[STATED EXERCISE] Collect every line that includes the string "picture".

[GIVEN INFORMATION]

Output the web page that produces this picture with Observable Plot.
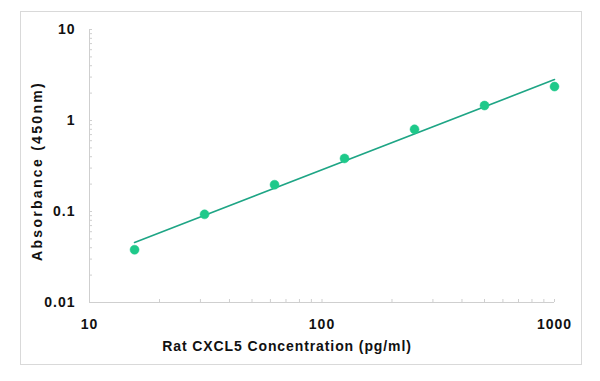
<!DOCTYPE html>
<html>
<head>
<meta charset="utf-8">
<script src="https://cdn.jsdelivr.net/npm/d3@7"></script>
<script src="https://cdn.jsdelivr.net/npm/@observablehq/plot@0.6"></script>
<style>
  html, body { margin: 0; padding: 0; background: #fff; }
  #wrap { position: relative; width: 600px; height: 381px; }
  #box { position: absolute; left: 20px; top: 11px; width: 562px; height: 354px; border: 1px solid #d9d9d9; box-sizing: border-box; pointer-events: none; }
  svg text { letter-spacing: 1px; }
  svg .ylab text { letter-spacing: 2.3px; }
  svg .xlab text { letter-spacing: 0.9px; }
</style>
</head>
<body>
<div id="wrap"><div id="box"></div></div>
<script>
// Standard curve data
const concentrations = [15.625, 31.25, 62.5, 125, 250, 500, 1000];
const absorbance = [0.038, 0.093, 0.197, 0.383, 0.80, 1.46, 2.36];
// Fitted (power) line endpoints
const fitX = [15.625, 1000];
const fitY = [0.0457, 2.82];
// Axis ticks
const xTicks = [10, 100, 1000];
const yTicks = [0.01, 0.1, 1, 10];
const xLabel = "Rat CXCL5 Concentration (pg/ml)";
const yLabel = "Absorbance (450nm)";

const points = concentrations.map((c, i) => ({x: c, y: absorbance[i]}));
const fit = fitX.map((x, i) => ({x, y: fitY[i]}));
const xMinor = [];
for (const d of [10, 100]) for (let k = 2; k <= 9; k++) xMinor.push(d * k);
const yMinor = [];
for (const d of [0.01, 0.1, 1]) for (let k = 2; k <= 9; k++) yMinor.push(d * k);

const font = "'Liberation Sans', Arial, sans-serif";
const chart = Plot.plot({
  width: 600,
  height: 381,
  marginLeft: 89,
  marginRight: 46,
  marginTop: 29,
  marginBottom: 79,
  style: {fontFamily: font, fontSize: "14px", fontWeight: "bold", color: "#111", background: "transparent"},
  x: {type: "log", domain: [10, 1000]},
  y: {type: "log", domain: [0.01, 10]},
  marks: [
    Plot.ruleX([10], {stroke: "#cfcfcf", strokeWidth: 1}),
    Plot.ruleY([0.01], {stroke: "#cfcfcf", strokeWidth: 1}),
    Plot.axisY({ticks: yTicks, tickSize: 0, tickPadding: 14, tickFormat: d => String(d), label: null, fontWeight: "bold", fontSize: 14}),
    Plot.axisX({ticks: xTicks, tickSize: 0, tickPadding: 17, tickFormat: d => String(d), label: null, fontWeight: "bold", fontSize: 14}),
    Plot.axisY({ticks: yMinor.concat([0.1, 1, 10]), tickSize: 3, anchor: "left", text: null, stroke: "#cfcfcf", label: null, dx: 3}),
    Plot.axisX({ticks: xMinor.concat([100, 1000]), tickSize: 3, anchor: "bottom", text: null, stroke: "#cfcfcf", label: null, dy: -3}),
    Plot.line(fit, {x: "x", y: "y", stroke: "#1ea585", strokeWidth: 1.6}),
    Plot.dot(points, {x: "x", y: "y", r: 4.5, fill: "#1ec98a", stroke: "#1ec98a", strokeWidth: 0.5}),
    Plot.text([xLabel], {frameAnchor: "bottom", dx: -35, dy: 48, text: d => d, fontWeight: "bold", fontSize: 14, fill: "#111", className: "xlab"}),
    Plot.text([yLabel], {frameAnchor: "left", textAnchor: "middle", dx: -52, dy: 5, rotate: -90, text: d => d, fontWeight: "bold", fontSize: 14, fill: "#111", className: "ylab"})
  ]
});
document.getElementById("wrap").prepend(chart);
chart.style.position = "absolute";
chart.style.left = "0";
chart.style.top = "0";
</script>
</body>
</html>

[RESULT OF THIS TASK]
Output the web page that produces this picture with Observable Plot.

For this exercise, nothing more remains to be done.